Made in lurid Technicolor and wholly unsuitable widescreen, director Nicholas Ray’s 1955 Hot Blood is totally camp, kitsch, trashy and, quite honestly, just plain bad. But it is nevertheless quite a lot of fun to watch if you are in the mood. It is quite a good bad movie. Jane Russell, Cornel Wilde, Luther Adler, and Joseph Calleia star.
In this daft, brightly coloured saga, scripted by Jesse Lasky Jr from a story by Jean Evans, marriage is planned for Los Angeles gypsy Stephano Torino (Cornel Wilde) and tempestuous young gypsy woman from Chicago Annie Caldesh (Jane Russell).
[Spoiler Alert] Despite it being an arranged marriage, and Stephano is tricked into it by his gypsy king brother Marco, while Annie intends to scarper when Marco pays her father $2,000, eventually Jane does go Wilde for Cornel. Annie decides she wants to marry him after all but Steve runs off for several months. Of course, they finally find that opposites attract.
As Hot Blood is made by the great Nicholas Ray, you expect something much, much better, some signs of real quality, but this must count as an off-day. Russell and Wilde give appealing, attractive performances, especially considering the circumstances, which strain their appeal.
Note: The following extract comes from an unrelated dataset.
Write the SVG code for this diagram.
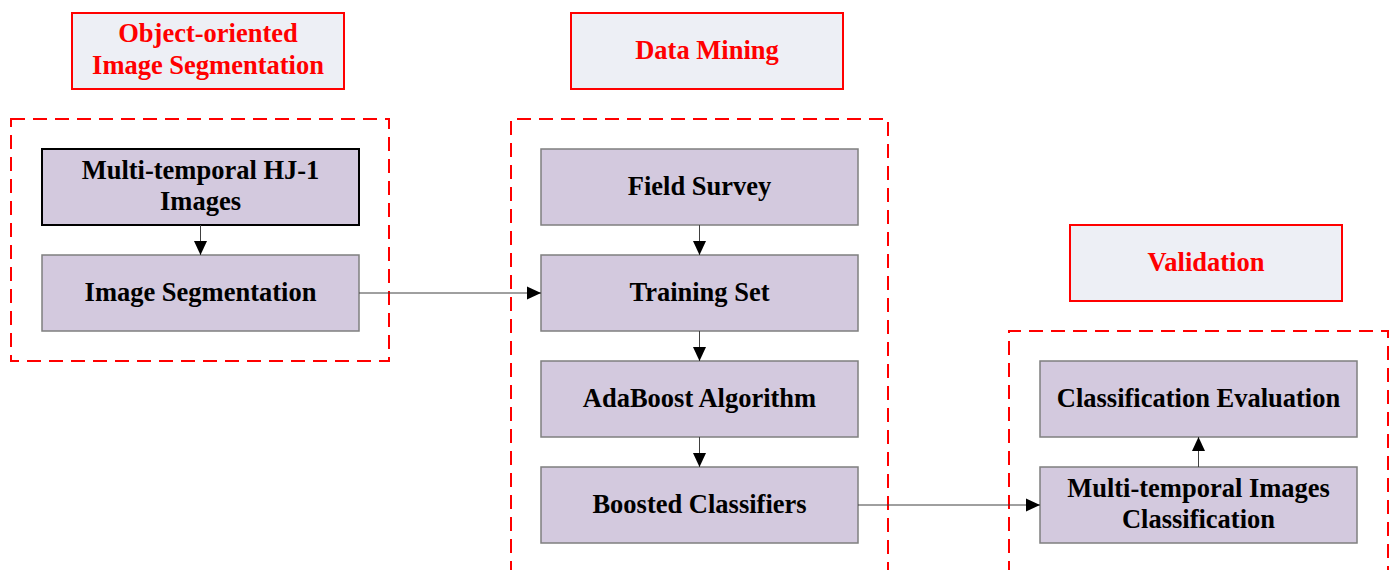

Among the amusingly extravagant support performances, Luther Adler plays Wilde’s brother, Marco, and Joseph Calleia is Russell’s father, Papa Theodore.
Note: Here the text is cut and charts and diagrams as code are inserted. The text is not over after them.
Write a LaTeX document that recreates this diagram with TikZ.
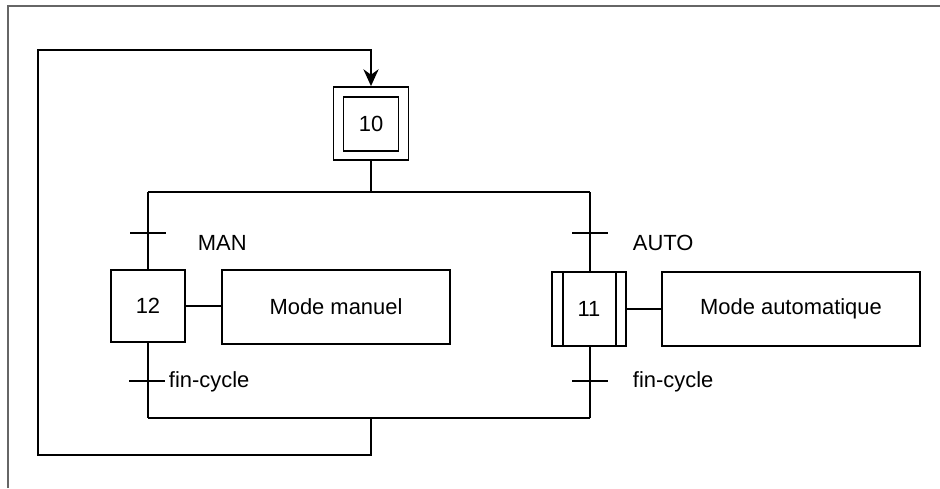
\documentclass[tikz,border=0pt]{standalone}
\usepackage{fontspec}
\setmainfont{Liberation Sans}
\usetikzlibrary{arrows.meta, calc}

\begin{document}
\begin{tikzpicture}[x=0.025cm,y=-0.025cm,line width=1.3pt,>={Stealth[length=4.2mm,width=3.8mm]},font=\fontsize{15.6}{18}\selectfont]
\tikzset{etape/.style={draw,minimum width=1.85cm,minimum height=1.8cm,inner sep=0pt},action/.style={draw,minimum height=1.85cm,inner sep=0pt},recep/.style={anchor=west,inner sep=0pt}}
\useasboundingbox (0,0) rectangle (940,488);
\draw[gray!80!black,line width=0.8pt] (8,488)--(8,6)--(940,6);
% etape initiale
\node[etape,minimum width=1.875cm,minimum height=1.825cm] (s10) at (371,123.5){};\node[etape,minimum width=1.375cm,minimum height=1.35cm] (s10i) at (371,124){10};
\coordinate (hg) at (148,192);\coordinate (hd) at (590,192);\coordinate (bg) at (148,418);\coordinate (bd) at (590,418);
\draw (s10.south)--(s10.south |- hg);\draw (hg)--(hd);\draw (bg)--(bd);
% branche manuelle
\node[etape] (s12) at (148,306){12};\node[action,minimum width=5.7cm] (a12) at (336,307){Mode manuel};
\draw (hg)--(s12.north);\draw (s12.south)--(bg);\draw (s12.east)--(s12.east -| a12.west);
\coordinate (t1) at (148,233);\coordinate (t3) at (148,381);
\draw ($(t1)+(-18,0)$)--($(t1)+(18,0)$);\draw ($(t3)+(-19,0)$)--($(t3)+(17,0)$);
\node[recep] (r1) at (197,243){MAN};\node[recep] (r3) at (168,382){fin-cycle};
% branche auto
\node[etape,minimum height=1.85cm] (s11) at (589,309){11};\node[action,minimum width=6.45cm] (a11) at (791,309){Mode automatique};
\draw ($(s11.north west)+(12,0)$)--($(s11.south west)+(12,0)$);\draw ($(s11.north east)+(-11,0)$)--($(s11.south east)+(-11,0)$);
\draw (hd)--(hd |- s11.north);\draw (hd |- s11.south)--(bd);\draw (s11.east)--(a11.west);
\coordinate (t2) at (590,233);\coordinate (t4) at (590,381);
\draw ($(t2)+(-18,0)$)--($(t2)+(18,0)$);\draw ($(t4)+(-18,0)$)--($(t4)+(18,0)$);
\node[recep] (r2) at (632,243){AUTO};\node[recep] (r4) at (632,382){fin-cycle};
% retour
\coordinate (retour) at (371,418);\coordinate (rb) at (38,455);\coordinate (rh) at (38,50);
\draw[->] (retour) |- (rb)--(rh) -| (s10.north);
\end{tikzpicture}
\end{document}
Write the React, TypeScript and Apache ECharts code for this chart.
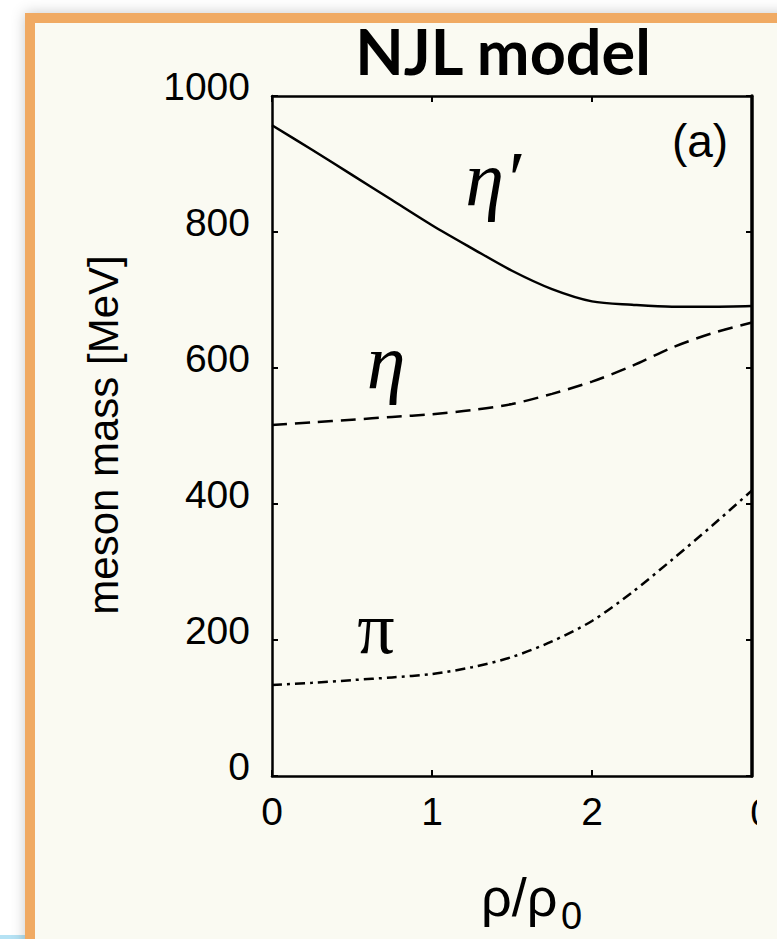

Jane Russell’s real-life brothers Wally Russell and James H Russell play Bimbo and Xano.
Sadly the magnificent Jane Russell was coming to the end of her reign as movie queen, with just The Revolt of Mamie Stover and The Fuzzy Pink Nightgown to follow, though she reappeared in the Sixties in Johnny Reno and Waco.
Also in the cast are Helen Westcott, Mikhail Rasumny, Nina Koshetz, Les Baxter, Peter Brocco, Ross Bagdasarian, Richard Deacon, Nick Dennis, Robert Foulk, Ethan Laidlaw, Joe Lanza, Joe Merritt, Faye Nuell, Manuel Paris, John Raven, and Joan H Reynolds.